[Charts and diagrams as code]
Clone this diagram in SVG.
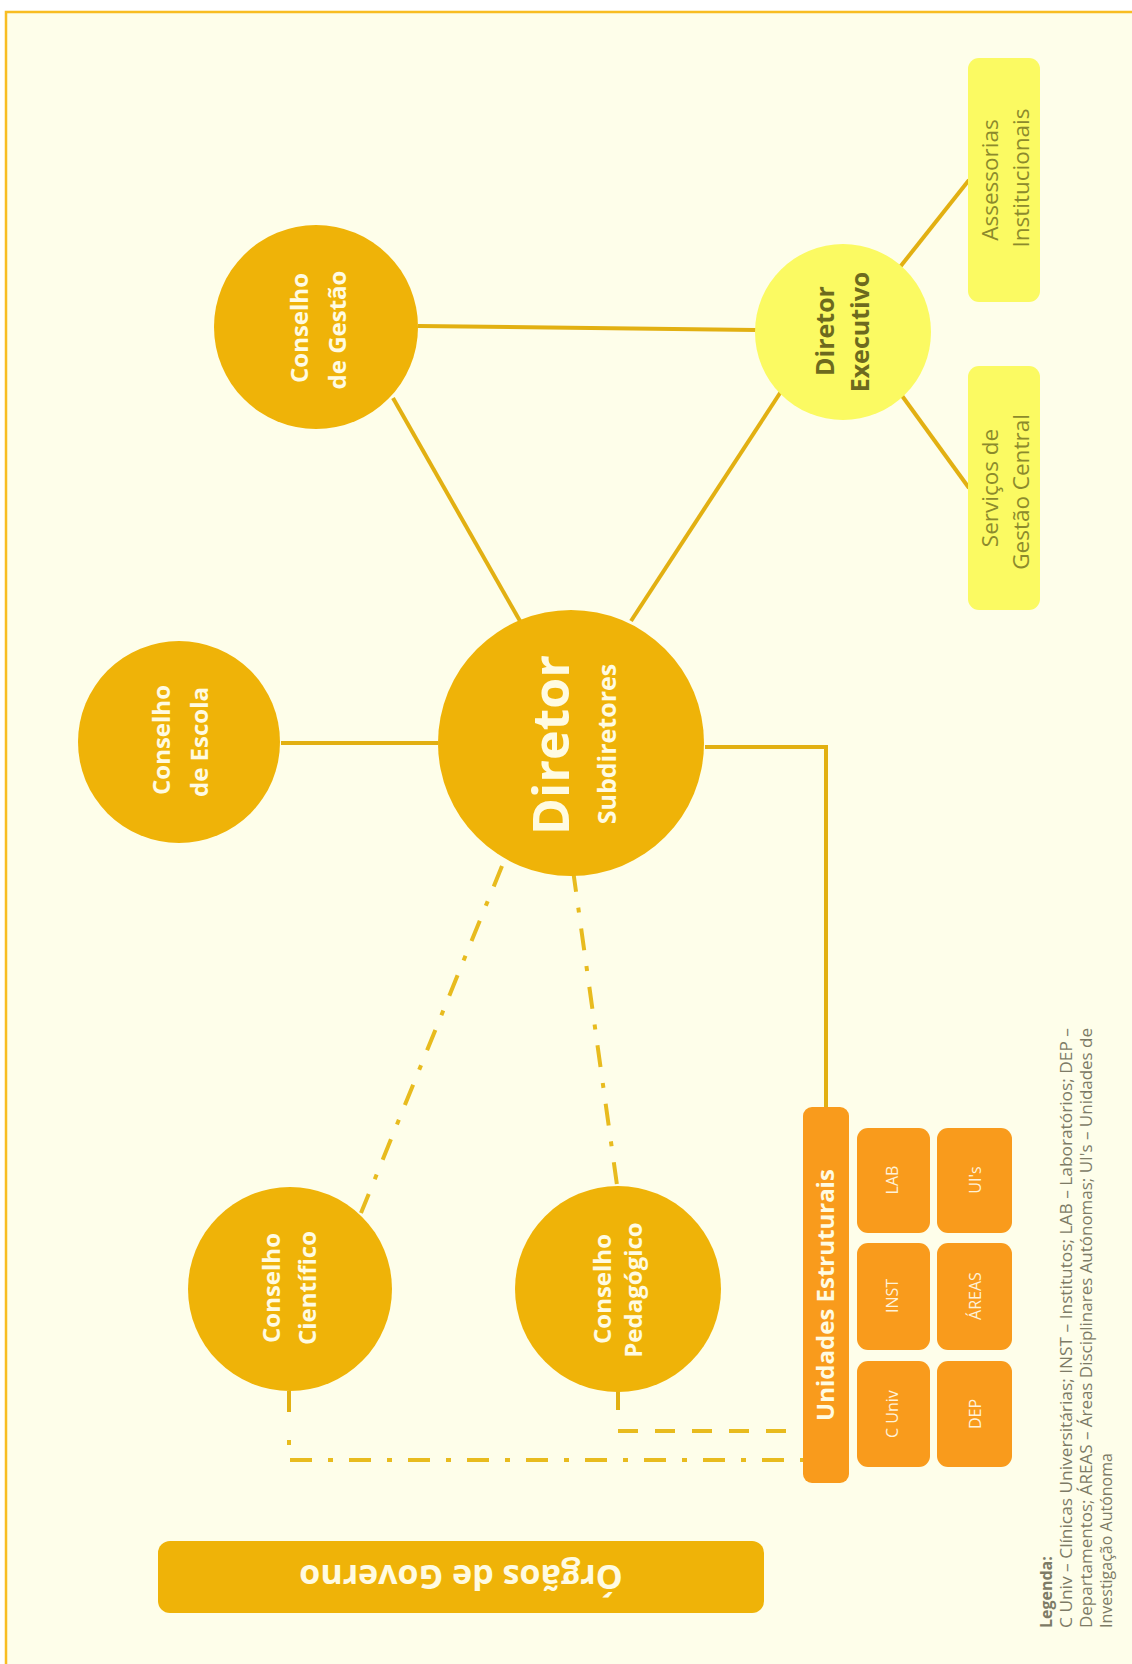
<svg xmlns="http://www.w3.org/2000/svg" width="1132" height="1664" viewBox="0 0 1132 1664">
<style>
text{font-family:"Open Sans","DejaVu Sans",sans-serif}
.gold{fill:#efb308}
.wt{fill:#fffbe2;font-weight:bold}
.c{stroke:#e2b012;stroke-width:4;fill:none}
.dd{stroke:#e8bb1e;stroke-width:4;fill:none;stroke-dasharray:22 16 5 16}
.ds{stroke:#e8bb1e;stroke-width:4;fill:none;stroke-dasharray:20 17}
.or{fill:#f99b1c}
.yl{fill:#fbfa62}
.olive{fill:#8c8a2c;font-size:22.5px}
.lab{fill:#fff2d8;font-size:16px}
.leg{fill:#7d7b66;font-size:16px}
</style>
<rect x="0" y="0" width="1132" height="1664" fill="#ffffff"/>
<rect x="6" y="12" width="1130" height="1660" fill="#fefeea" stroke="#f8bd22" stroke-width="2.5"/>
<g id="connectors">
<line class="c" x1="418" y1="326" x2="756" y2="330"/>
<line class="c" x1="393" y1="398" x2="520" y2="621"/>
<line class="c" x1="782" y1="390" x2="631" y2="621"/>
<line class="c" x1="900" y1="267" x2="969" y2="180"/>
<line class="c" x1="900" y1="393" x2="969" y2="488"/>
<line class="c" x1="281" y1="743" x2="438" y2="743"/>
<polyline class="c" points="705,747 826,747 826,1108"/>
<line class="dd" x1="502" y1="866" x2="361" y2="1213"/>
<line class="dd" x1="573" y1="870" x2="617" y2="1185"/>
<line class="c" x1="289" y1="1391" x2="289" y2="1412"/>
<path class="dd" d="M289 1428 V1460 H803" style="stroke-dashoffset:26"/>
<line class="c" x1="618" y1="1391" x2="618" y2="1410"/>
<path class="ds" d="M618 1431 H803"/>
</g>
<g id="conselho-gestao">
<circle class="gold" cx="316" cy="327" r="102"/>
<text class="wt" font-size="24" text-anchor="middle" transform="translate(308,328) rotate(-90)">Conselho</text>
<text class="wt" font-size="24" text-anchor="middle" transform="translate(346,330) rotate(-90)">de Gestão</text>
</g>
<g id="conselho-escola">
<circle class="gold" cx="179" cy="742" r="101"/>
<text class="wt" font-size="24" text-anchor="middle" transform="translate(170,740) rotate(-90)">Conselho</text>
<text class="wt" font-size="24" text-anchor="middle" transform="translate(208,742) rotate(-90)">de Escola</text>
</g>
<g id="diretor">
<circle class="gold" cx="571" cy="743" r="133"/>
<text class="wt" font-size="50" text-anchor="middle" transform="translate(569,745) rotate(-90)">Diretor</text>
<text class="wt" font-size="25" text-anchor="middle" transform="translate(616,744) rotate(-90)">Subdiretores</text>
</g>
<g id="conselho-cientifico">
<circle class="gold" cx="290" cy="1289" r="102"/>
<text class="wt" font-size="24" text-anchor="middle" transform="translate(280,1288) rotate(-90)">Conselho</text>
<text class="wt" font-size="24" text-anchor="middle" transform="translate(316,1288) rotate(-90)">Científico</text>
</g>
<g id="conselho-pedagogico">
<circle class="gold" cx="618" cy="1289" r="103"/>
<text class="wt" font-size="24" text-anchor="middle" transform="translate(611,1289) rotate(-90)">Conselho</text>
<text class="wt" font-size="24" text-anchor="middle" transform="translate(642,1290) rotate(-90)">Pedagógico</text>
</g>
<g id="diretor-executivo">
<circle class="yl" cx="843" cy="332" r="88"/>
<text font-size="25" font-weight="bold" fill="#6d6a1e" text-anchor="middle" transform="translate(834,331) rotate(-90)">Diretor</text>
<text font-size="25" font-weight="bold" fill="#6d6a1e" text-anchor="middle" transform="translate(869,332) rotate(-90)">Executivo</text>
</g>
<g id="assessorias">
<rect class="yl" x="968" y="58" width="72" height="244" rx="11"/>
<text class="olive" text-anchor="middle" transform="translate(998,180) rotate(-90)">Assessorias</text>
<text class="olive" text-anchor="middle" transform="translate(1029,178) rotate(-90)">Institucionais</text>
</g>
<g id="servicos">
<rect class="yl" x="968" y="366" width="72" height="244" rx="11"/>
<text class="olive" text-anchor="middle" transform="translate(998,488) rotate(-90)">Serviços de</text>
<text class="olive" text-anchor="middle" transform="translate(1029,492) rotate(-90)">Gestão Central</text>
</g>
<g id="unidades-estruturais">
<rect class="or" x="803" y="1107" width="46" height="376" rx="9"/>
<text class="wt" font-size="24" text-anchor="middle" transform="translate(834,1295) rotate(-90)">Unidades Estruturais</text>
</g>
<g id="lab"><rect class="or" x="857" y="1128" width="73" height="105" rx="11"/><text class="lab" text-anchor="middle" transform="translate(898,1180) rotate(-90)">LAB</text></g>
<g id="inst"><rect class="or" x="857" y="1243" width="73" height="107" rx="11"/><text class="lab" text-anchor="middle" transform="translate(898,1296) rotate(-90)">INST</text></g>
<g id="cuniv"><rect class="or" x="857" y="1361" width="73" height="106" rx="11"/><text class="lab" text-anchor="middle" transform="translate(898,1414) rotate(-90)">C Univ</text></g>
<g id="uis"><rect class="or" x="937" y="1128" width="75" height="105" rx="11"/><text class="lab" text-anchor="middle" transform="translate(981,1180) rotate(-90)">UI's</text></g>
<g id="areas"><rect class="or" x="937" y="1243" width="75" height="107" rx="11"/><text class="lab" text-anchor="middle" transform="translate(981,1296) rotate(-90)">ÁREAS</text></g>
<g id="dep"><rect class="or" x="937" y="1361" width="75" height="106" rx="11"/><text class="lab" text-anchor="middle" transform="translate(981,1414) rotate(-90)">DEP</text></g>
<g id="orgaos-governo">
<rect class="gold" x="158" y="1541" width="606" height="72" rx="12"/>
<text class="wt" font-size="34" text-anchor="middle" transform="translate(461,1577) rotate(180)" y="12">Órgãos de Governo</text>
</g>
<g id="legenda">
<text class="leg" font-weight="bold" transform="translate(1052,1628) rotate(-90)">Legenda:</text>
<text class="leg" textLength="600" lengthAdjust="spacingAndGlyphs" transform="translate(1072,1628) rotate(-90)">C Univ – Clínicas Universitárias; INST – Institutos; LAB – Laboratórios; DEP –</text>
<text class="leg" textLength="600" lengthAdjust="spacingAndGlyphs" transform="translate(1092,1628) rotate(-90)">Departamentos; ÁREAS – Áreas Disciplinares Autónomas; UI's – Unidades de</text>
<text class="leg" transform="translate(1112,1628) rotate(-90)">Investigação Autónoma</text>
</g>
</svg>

...

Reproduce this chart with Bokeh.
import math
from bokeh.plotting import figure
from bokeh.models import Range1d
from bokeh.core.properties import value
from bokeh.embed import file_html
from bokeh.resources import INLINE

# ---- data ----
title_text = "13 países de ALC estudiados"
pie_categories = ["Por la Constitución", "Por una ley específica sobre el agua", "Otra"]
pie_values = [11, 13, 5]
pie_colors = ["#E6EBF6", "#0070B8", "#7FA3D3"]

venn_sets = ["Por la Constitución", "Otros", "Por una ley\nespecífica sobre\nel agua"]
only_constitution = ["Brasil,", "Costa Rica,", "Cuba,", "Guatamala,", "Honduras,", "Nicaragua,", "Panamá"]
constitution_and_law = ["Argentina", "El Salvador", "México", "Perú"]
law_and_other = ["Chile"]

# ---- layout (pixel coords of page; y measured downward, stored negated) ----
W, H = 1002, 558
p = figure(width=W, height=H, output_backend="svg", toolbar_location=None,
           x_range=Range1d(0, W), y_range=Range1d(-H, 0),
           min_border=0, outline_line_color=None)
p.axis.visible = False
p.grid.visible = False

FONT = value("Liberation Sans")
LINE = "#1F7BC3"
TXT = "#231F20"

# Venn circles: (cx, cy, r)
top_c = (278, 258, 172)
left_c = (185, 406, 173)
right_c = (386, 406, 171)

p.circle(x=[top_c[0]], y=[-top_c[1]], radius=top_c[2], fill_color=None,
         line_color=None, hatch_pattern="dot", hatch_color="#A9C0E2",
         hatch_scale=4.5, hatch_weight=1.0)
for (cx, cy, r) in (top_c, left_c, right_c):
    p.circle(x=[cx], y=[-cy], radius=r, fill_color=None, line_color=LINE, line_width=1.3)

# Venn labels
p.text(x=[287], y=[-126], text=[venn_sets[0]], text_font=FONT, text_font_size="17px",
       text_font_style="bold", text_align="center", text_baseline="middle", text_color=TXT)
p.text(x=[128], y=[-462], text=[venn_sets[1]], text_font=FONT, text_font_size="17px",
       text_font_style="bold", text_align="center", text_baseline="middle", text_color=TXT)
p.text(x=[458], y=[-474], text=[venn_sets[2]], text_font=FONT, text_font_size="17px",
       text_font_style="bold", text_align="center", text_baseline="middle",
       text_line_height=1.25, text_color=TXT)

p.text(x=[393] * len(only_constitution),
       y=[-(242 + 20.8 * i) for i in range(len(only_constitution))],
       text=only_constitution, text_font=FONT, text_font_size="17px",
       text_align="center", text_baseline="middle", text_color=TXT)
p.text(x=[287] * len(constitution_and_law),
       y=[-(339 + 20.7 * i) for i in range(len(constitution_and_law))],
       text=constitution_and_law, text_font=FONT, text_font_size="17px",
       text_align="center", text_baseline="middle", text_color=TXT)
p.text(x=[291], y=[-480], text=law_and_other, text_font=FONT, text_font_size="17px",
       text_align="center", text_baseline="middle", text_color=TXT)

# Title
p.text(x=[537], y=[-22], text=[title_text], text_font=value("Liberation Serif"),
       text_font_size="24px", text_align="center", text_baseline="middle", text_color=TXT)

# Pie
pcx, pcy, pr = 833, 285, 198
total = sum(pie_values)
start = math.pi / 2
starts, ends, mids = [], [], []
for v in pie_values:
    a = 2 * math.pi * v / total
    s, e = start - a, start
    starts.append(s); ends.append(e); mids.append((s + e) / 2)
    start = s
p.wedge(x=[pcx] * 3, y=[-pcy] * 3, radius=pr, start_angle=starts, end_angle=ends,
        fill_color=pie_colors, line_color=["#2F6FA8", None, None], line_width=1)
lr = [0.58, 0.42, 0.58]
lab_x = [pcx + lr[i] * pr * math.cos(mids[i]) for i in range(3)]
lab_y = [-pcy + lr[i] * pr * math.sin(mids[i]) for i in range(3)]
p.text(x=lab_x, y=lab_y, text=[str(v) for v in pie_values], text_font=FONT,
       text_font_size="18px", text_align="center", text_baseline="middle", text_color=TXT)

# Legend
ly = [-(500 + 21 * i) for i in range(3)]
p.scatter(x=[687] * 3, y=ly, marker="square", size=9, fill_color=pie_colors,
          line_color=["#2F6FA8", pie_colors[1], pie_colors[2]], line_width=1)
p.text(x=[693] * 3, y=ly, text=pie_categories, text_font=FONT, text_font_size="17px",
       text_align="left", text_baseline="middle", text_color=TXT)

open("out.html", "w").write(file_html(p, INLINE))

* _Objective_: Solely the line containing "Reproduce this chart with Bokeh.", the line containing "from bokeh.resources import INLINE", and the lines between them are to be given again, exactly as written.

* _Problem solution_:
Reproduce this chart with Bokeh.
import math
from bokeh.plotting import figure
from bokeh.models import Range1d
from bokeh.core.properties import value
from bokeh.embed import file_html
from bokeh.resources import INLINE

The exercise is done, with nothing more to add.